One outgoing you should always factor in is your salary. Many business owners tend to pay themselves last. But don’t forget it and build it in. Because if you can’t pay yourself, you don’t have a business, you have an expensive hobby.

Third quadrant: your bank balance

As soon as you have the fundamental information collated for your cashflow projections, start off with your opening balance, then deduct your expenses and reference them with the date. This is the key principle, as dates will give you the actual flow.

Once you can see how your expenses are due over the month, you know when you need to have the corresponding amount on your account.

If you have €10,000 coming in two weeks, but you find that you have a €20,000 expense due today and your credit terms are already overextended, this is not a good place to be at all… And this is very often completely preventable with the principles outlined here.

Fourth quadrant: educate yourself out of cashflow predicaments

Experience is the mother of wisdom, and experience is the name we give our mistakes. But nobody said your wisdom necessarily had to come from your own mistakes. Save yourself the trouble and the stress, and learn from others.

In my book The Savvy Woman’s Guide to Financial Freedom, I outline a scenario in which two business owners interact with their bank manager in very different ways:

Rebecca has regular contacts with her bank manager, with whom she is on first-name terms. She makes sure to regularly “touch base” with her manager, even (especially!) when times are good. When the time comes to ask for a loan to grow her business, Rebecca finds that her bank manager is very supportive.

Bridget has never met her bank manager, because she never needed to ask for anything.

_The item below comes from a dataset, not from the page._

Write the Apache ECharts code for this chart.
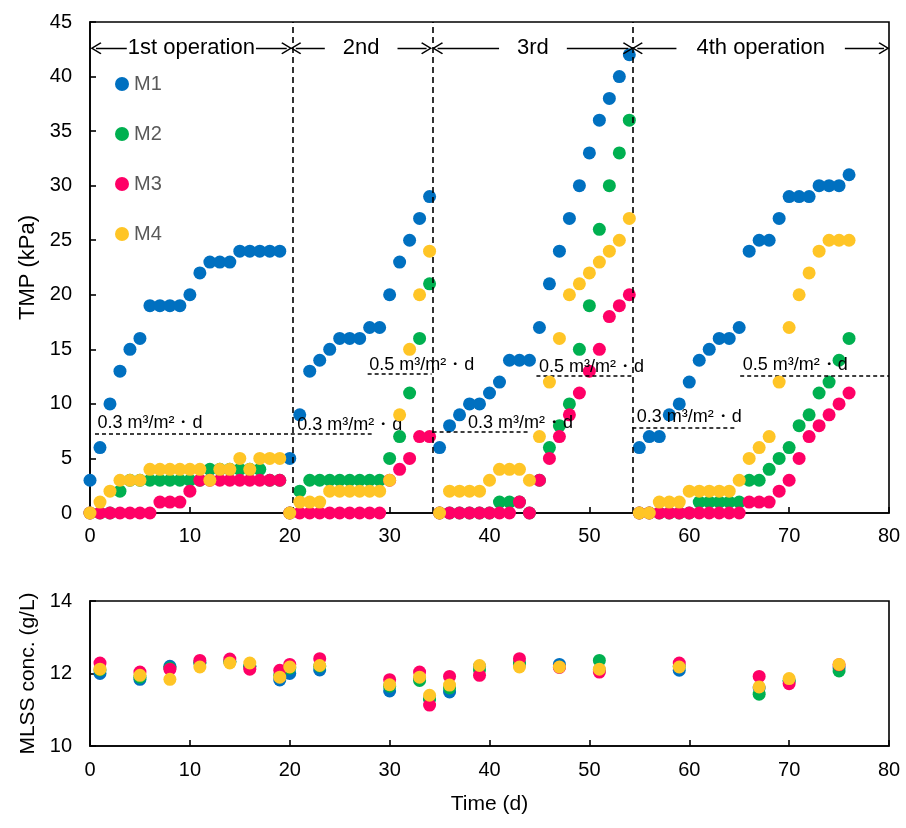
<!DOCTYPE html>
<html>
<head>
<meta charset="utf-8">
<script src="https://cdn.jsdelivr.net/npm/echarts@6/dist/echarts.min.js"></script>
<style>
  html, body { margin: 0; padding: 0; background: #fff; }
  #chart { width: 906px; height: 828px; }
</style>
</head>
<body>
<div id="chart"></div>
<script>
// Operating days (d) for the daily TMP record
const tmpDays = [
  0, 1, 2, 3, 4, 5, 6, 7, 8, 9, 10, 11, 12, 13, 14, 15, 16, 17, 18, 19,
  20, 21, 22, 23, 24, 25, 26, 27, 28, 29, 30, 31, 32, 33, 34,
  35, 36, 37, 38, 39, 40, 41, 42, 43, 44, 45, 46, 47, 48, 49, 50, 51, 52, 53, 54,
  55, 56, 57, 58, 59, 60, 61, 62, 63, 64, 65, 66, 67, 68, 69, 70, 71, 72, 73, 74, 75, 76
];

// TMP (kPa) per membrane
const tmpM1 = [
  3, 6, 10, 13, 15, 16, 19, 19, 19, 19, 20, 22, 23, 23, 23, 24, 24, 24, 24, 24,
  5, 9, 13, 14, 15, 16, 16, 16, 17, 17, 20, 23, 25, 27, 29,
  6, 8, 9, 10, 10, 11, 12, 14, 14, 14, 17, 21, 24, 27, 30, 33, 36, 38, 40, 42,
  6, 7, 7, 9, 10, 12, 14, 15, 16, 16, 17, 24, 25, 25, 27, 29, 29, 29, 30, 30, 30, 31
];
const tmpM2 = [
  0, 0, 0, 2, 3, 3, 3, 3, 3, 3, 3, 3, 4, 4, 4, 4, 4, 4, 3, 3,
  0, 2, 3, 3, 3, 3, 3, 3, 3, 3, 5, 7, 11, 16, 21,
  0, 0, 0, 0, 0, 0, 1, 1, 1, 0, 3, 6, 8, 10, 15, 19, 26, 30, 33, 36,
  0, 0, 0, 0, 0, 0, 1, 1, 1, 1, 1, 3, 3, 4, 5, 6, 8, 9, 11, 12, 14, 16
];
const tmpM3 = [
  0, 0, 0, 0, 0, 0, 0, 1, 1, 1, 2, 3, 3, 3, 3, 3, 3, 3, 3, 3,
  0, 0, 0, 0, 0, 0, 0, 0, 0, 0, 3, 4, 5, 7, 7,
  0, 0, 0, 0, 0, 0, 0, 0, 1, 0, 3, 5, 7, 9, 11, 13, 15, 18, 19, 20,
  0, 0, 0, 0, 0, 0, 0, 0, 0, 0, 0, 1, 1, 1, 2, 3, 5, 7, 8, 9, 10, 11
];
const tmpM4 = [
  0, 1, 2, 3, 3, 3, 4, 4, 4, 4, 4, 4, 3, 4, 4, 5, 4, 5, 5, 5,
  0, 1, 1, 1, 2, 2, 2, 2, 2, 2, 3, 9, 15, 20, 24,
  0, 2, 2, 2, 2, 3, 4, 4, 4, 3, 7, 12, 16, 20, 21, 22, 23, 24, 25, 27,
  0, 0, 1, 1, 1, 2, 2, 2, 2, 2, 3, 5, 6, 7, 12, 17, 20, 22, 24, 25, 25, 25
];

// MLSS sampling days and concentrations (g/L)
const mlssDays = [1, 5, 8, 11, 14, 16, 19, 20, 23, 30, 33, 34, 36, 39, 43, 47, 51, 59, 67, 70, 75];
const mlssM1 = [12.0, 11.84, 12.2, 12.3, 12.33, 12.2, 11.82, 12.0, 12.1, 11.52, 11.85, 11.3, 11.49, 12.2, 12.25, 12.25, 12.1, 12.09, 11.6, 11.8, 12.15];
const mlssM2 = [12.1, 11.9, 12.15, 12.3, 12.33, 12.2, 11.95, 12.15, 12.2, 11.65, 11.81, 11.3, 11.6, 12.1, 12.3, 12.18, 12.36, 12.2, 11.43, 11.8, 12.07];
const mlssM3 = [12.29, 12.04, 12.12, 12.36, 12.4, 12.12, 12.09, 12.25, 12.41, 11.83, 12.04, 11.13, 11.92, 11.95, 12.41, 12.17, 12.04, 12.29, 11.92, 11.72, 12.24];
const mlssM4 = [12.12, 11.95, 11.84, 12.18, 12.29, 12.29, 11.9, 12.18, 12.22, 11.69, 11.9, 11.4, 11.68, 12.22, 12.18, 12.18, 12.12, 12.18, 11.63, 11.86, 12.25];

const seriesNames = ['M1', 'M2', 'M3', 'M4'];
const seriesColors = ['#0070C0', '#00B050', '#FF0066', '#FFC526'];

// Tick labels
const xTicks = [0, 10, 20, 30, 40, 50, 60, 70, 80];
const tmpTicks = [0, 5, 10, 15, 20, 25, 30, 35, 40, 45];
const mlssTicks = [10, 12, 14];

// Operation periods: boundaries (d) and header spans (d, kPa)
const opBoundaries = [20.3, 34.3, 54.3];
const opLabels = ['1st operation', '2nd', '3rd', '4th operation'];
const opSpanFrom = [0.6, 20.6, 34.8, 54.8];
const opSpanTo = [19.7, 33.7, 53.9, 79.5];
const opSpanLevel = 42.6;

// Flux set-points: dashed segments [from d, to d, TMP level] and their text anchors [d, kPa]
const fluxTexts = ['0.3 m³/m²・d', '0.3 m³/m²・d', '0.5 m³/m²・d', '0.3 m³/m²・d', '0.5 m³/m²・d', '0.3 m³/m²・d', '0.5 m³/m²・d'];
const fluxSegments = [
  [0.5, 20.0, 7.25],
  [20.1, 28.2, 7.25],
  [27.8, 34.2, 12.75],
  [34.3, 44.1, 7.45],
  [44.7, 54.2, 12.6],
  [54.3, 64.7, 7.8],
  [65.1, 80, 12.6]
];
const fluxTextAnchors = [
  [0.7, 8.2],
  [20.7, 8.1],
  [27.9, 13.6],
  [37.8, 8.2],
  [44.9, 13.4],
  [54.7, 8.8],
  [65.3, 13.6]
];

const FONT = '"Liberation Sans", Arial, sans-serif';
const opLabelPad = [1, 18, 18, 20];
// open arrow head, tip pointing along the line
const chevron = 'path://M0,0 L6,8 L5,8.9 L0,2.2 L-5,8.9 L-6,8 Z';

const chart = echarts.init(document.getElementById('chart'), null, { renderer: 'canvas' });

function zipPoints(xs, ys) {
  return xs.map((x, i) => [x, ys[i]]);
}

const tmpValues = [tmpM1, tmpM2, tmpM3, tmpM4];
const mlssValues = [mlssM1, mlssM2, mlssM3, mlssM4];

const series = [];
tmpValues.forEach((vals, k) => {
  series.push({
    type: 'scatter', name: seriesNames[k], xAxisIndex: 0, yAxisIndex: 0,
    data: zipPoints(tmpDays, vals), symbol: 'circle', symbolSize: 13,
    itemStyle: { color: seriesColors[k], opacity: 1 }, z: 2 + k,
    emphasis: { disabled: true }, animation: false
  });
});
mlssValues.forEach((vals, k) => {
  series.push({
    type: 'scatter', name: seriesNames[k], xAxisIndex: 1, yAxisIndex: 1,
    data: zipPoints(mlssDays, vals), symbol: 'circle', symbolSize: 13,
    itemStyle: { color: seriesColors[k], opacity: 1 }, z: 2 + k,
    emphasis: { disabled: true }, animation: false
  });
});

// Dashed guides: operation boundaries and flux set-points
const boundaryLines = opBoundaries.map(x => ({
  xAxis: x, lineStyle: { type: [6, 4], width: 1.6, color: '#000' }, label: { show: false }
}));
const fluxLines = fluxSegments.map(s => ([
  { coord: [s[0], s[2]], lineStyle: { type: [4, 3], width: 1.5, color: '#000' }, label: { show: false } },
  { coord: [s[1], s[2]] }
]));

series.push({
  type: 'scatter', name: 'guides', xAxisIndex: 0, yAxisIndex: 0,
  data: [], z: 10, animation: false, silent: true,
  markLine: {
    silent: true, animation: false, symbol: 'none', precision: 2,
    data: [...boundaryLines, ...fluxLines]
  },
  markPoint: {
    silent: true, animation: false, symbol: 'circle', symbolSize: 1,
    itemStyle: { color: 'rgba(0,0,0,0)' },
    label: {
      show: true, position: 'right', distance: 0, fontFamily: FONT, fontSize: 18, color: '#000',
      formatter: p => p.name
    },
    data: fluxTextAnchors.map((c, i) => ({ coord: c, name: fluxTexts[i] }))
  }
});

// Period headers: double-headed arrows with the period name
const headerLines = opLabels.map((name, i) => ([
  {
    coord: [opSpanFrom[i], opSpanLevel], name,
    lineStyle: { type: 'solid', width: 1.3, color: '#000' },
    label: {
      show: true, position: 'insideMiddle', formatter: name,
      fontFamily: FONT, fontSize: 22, color: '#000',
      backgroundColor: '#fff', padding: [2, opLabelPad[i]]
    }
  },
  { coord: [opSpanTo[i], opSpanLevel] }
]));

series.push({
  type: 'scatter', name: 'periods', xAxisIndex: 0, yAxisIndex: 0,
  data: [], z: 11, animation: false, silent: true,
  markLine: {
    silent: true, animation: false, symbol: [chevron, chevron], symbolSize: [12, 11],
    precision: 2, data: headerLines
  }
});

const axisLineStyle = { color: '#000', width: 1.6 };
const tickStyle = { show: true, inside: true, length: 6, lineStyle: { color: '#000', width: 1.6 } };

const option = {
  backgroundColor: '#fff',
  animation: false,
  textStyle: { fontFamily: FONT },
  legend: {
    data: seriesNames, orient: 'vertical', left: 115, top: 74,
    itemWidth: 14, itemHeight: 14, itemGap: 30, padding: 0,
    icon: 'circle', selectedMode: false,
    textStyle: { fontFamily: FONT, fontSize: 20, color: '#595959' }
  },
  grid: [
    { left: 90, right: 17, top: 22, height: 491, show: true, borderColor: '#000', borderWidth: 1.6, backgroundColor: 'transparent' },
    { left: 90, right: 17, top: 601, height: 145, show: true, borderColor: '#000', borderWidth: 1.6, backgroundColor: 'transparent' }
  ],
  xAxis: [
    {
      gridIndex: 0, type: 'value', min: xTicks[0], max: xTicks[xTicks.length - 1], interval: 10,
      axisLine: { show: true, lineStyle: axisLineStyle }, axisTick: tickStyle,
      splitLine: { show: false },
      axisLabel: { fontSize: 20, color: '#000', margin: 13, fontFamily: FONT }
    },
    {
      gridIndex: 1, type: 'value', min: xTicks[0], max: xTicks[xTicks.length - 1], interval: 10,
      axisLine: { show: true, lineStyle: axisLineStyle }, axisTick: tickStyle,
      splitLine: { show: false },
      axisLabel: { fontSize: 20, color: '#000', margin: 14, fontFamily: FONT },
      name: 'Time (d)', nameLocation: 'middle', nameGap: 48,
      nameTextStyle: { fontSize: 21, color: '#000', fontFamily: FONT }
    }
  ],
  yAxis: [
    {
      gridIndex: 0, type: 'value', min: tmpTicks[0], max: tmpTicks[tmpTicks.length - 1], interval: 5,
      axisLine: { show: true, lineStyle: axisLineStyle }, axisTick: tickStyle,
      splitLine: { show: false },
      axisLabel: { fontSize: 20, color: '#000', margin: 18, fontFamily: FONT },
      name: 'TMP (kPa)', nameLocation: 'middle', nameGap: 48,
      nameTextStyle: { fontSize: 22, color: '#000', fontFamily: FONT }
    },
    {
      gridIndex: 1, type: 'value', min: mlssTicks[0], max: mlssTicks[mlssTicks.length - 1], interval: 2,
      axisLine: { show: true, lineStyle: axisLineStyle }, axisTick: tickStyle,
      splitLine: { show: false },
      axisLabel: { fontSize: 20, color: '#000', margin: 18, fontFamily: FONT },
      name: 'MLSS conc. (g/L)', nameLocation: 'middle', nameGap: 48,
      nameTextStyle: { fontSize: 21, color: '#000', fontFamily: FONT }
    }
  ],
  series
};

chart.setOption(option);
</script>
</body>
</html>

So their very first meeting is the one where Bridget asks for a loan. The bank manager doesn’t know her, didn’t even know she had an account with them until that morning.

Who do you think will get the loan more easily, and with it the money that will smooth out cashflow concerns?

This lesson was reiterated when a reader contacted me to say that my book had made her realize she was in Bridget’s position: all was fine in her business, but if the day came when she was to ask for €20,000, her bank wouldn’t know her.

This “mistake” never happened thanks to this reader actively educating herself and consuming relevant information. She realized she had to develop a strategy in case she ever needed a line of credit.

So where can you get advice on business finance and cashflow? You can start with putting the steps of this blog post into action. You could also contact your local County Enterprise Board and see if they have any relevant events or documents. A more experienced business person can act as your mentor for a while and show you the pitfalls and how to avoid them. And of course a working relationship with your bank is always a good thing.

Simply researching your options and simulating scenarios is a great start. You might realise that, if push came to shove, you could charge some expenses to the credit card. It’s not ideal, but it still leaves you, say, 56 days of breathing room. That kind of knowledge, if you use it well, is what will help you navigate through tighter times.

Perhaps this exercise highlights that you will need short term credit in November – then now is the time to speak to investigate a line of credit so that you’re prepared and avoid the anxiety.

On the other hand, you may find that you will have extra money in a couple of months time – then you have the luxury of considering if you need to make some capital expenditure, can afford to take on some extra staff or simply invest in the bond or stock market.